Wednesday , April 24, 2024

Small Merchants Are Generating Bigger Payment Volumes, Analysis Finds

Small merchants are generating more payment volume, and health-care providers handily outlive restaurants and bars in their relationships with merchant acquirers, according to a new analysis from The Strawhecker Group.

Data from the Omaha, Neb.-based consulting and research firm’s Acquiring Industry Metrics service shows that the average small and mid-size business will generate $220,000 in annual credit and debit card volume in 2018 versus only $192,000 as recently as 2015. Strawhecker defines an SMB as a merchant with less than $5 million in annual card volume.

The AIM platform contains data on 3.7 million U.S. card-accepting merchants, about half the country’s total, and it comes from 30 acquirers, according to Josh Istas, AIM director. The platform’s data includes price, profitability, attrition, and growth metrics.

Multiple factors account for the average SMB’s 4.5% compounded annual growth rate, says Istas. The healthy economy is pushing overall volumes up, and “there’s a lot of conversion from cash and check,” he notes.

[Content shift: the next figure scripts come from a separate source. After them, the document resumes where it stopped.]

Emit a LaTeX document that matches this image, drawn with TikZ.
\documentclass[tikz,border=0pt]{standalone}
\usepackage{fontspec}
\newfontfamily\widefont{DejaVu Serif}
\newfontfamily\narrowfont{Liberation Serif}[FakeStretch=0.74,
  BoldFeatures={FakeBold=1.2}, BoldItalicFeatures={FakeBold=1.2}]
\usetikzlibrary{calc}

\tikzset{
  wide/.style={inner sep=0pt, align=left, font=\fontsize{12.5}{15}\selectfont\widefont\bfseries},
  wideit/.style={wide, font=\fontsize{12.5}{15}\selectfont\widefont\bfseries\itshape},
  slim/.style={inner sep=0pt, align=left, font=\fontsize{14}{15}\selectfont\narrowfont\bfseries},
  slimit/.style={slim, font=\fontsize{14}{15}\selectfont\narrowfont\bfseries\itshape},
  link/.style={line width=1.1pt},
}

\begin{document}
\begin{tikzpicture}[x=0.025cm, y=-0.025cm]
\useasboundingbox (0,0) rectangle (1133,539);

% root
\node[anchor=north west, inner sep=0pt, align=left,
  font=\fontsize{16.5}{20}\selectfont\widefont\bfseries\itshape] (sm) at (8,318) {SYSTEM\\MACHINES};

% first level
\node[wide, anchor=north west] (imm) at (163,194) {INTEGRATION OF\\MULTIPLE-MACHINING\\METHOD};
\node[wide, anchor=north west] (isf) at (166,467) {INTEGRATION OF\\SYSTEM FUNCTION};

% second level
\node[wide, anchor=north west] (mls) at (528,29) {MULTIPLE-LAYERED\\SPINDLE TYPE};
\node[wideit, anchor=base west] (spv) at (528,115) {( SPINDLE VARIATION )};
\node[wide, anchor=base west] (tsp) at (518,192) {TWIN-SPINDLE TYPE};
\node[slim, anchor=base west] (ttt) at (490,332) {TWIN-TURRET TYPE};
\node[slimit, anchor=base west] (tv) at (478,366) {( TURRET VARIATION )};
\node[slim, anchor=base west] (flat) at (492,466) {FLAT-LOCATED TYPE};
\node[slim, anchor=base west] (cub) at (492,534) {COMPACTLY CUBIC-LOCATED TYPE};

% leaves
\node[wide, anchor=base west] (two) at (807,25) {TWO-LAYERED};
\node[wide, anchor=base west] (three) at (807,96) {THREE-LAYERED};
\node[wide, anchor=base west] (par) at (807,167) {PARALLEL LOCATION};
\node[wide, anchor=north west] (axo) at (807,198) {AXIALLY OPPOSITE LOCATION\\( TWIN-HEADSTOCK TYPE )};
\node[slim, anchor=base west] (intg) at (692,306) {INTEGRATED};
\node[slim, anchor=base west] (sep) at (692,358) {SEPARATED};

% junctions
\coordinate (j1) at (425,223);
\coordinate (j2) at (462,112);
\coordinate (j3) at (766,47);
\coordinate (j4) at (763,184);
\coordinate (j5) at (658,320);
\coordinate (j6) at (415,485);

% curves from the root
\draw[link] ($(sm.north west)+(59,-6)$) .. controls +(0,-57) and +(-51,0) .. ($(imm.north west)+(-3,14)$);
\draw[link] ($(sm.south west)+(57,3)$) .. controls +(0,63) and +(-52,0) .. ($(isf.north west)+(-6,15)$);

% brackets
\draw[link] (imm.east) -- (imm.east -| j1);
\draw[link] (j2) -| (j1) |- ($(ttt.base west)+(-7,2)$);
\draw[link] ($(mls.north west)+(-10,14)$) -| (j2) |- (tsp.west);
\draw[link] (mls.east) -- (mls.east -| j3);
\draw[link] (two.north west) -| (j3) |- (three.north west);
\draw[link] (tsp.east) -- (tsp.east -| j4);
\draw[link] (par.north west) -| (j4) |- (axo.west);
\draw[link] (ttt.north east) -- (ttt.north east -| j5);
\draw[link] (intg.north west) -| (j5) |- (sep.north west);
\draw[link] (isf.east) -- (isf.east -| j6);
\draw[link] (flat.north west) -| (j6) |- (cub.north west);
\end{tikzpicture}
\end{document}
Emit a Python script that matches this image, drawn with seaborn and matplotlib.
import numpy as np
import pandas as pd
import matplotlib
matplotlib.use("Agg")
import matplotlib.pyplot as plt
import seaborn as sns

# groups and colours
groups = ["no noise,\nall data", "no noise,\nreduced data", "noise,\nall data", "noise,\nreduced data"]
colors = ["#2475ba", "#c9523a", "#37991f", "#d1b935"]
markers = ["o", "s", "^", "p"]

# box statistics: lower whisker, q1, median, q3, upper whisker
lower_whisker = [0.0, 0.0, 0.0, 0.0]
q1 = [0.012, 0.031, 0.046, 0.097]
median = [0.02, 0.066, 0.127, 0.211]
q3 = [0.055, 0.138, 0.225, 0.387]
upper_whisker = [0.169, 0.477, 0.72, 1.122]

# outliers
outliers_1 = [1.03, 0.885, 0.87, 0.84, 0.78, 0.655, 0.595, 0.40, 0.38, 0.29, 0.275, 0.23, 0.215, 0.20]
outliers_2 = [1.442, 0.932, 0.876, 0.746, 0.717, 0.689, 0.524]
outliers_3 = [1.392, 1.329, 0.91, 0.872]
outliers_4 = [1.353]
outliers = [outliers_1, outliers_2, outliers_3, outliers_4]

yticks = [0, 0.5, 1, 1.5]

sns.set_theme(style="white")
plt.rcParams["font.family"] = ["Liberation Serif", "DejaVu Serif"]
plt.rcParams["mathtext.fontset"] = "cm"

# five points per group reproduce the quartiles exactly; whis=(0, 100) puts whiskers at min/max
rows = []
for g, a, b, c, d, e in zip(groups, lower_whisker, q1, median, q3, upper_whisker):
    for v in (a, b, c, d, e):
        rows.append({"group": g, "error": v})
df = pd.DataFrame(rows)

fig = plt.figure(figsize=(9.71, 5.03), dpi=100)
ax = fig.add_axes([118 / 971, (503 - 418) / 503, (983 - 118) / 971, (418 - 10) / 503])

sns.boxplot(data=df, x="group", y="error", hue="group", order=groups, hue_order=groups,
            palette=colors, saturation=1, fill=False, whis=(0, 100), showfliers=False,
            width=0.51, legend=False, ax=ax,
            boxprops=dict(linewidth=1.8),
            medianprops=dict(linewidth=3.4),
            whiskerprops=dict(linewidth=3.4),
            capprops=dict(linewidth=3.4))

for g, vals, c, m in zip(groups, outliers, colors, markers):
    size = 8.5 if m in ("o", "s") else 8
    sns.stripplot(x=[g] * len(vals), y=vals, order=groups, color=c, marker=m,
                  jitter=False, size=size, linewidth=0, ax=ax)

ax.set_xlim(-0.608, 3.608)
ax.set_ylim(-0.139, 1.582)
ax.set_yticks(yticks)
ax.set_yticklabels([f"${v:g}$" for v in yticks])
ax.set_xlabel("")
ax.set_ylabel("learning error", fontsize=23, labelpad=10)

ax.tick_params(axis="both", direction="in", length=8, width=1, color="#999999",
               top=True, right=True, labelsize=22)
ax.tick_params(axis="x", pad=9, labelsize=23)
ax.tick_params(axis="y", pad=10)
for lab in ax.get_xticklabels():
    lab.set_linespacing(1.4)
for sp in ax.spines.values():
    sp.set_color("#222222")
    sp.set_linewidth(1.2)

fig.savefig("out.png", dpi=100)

In addition, merchants in emerging card-accepting markets nowadays often are in the health-care and business-to-business sectors, which tend to have higher sales tickets than many traditional retail merchants. “The initial accounts are larger,” Istas says.

Business-to-business merchants on average will generate $537,000 in annual card volume compared with AIM’s overall average of $339,000. B2B merchant volumes were up an average of 8.1% year-over-year in 2018’s first quarter compared with the overall average merchant increase of 7.9% in Strawhecker’s database.

For acquirers, health-care providers tend to stick around longer than other merchants. The average credit card processing relationship for such providers is 48 months, the longest among the merchant sectors examined by Strawhecker. The overall average was 36 months. Near the bottom, at 31 months on average, are eating and drinking establishments.

The complex needs of health-care providers and processors serving them—“the complicated nature of the business as well as the complicated nature of the solution”—make it difficult for medical-related providers to change acquirers once a contract is signed, according to Istas.

Attrition is higher in the restaurants-and-bars sector largely because so many acquirers are chasing their payment business, says Istas. “We see that as a function of competition,” he says. “There’s a lot of churn within the restaurant space.”

In another finding, Strawhecker says an average of 9 basis points (0.09 percentage points) of transactions from e-commerce-only merchants are charged back compared with 3 basis points for non-e-commerce merchants. Chargeback rates vary widely by merchant size, the firm says.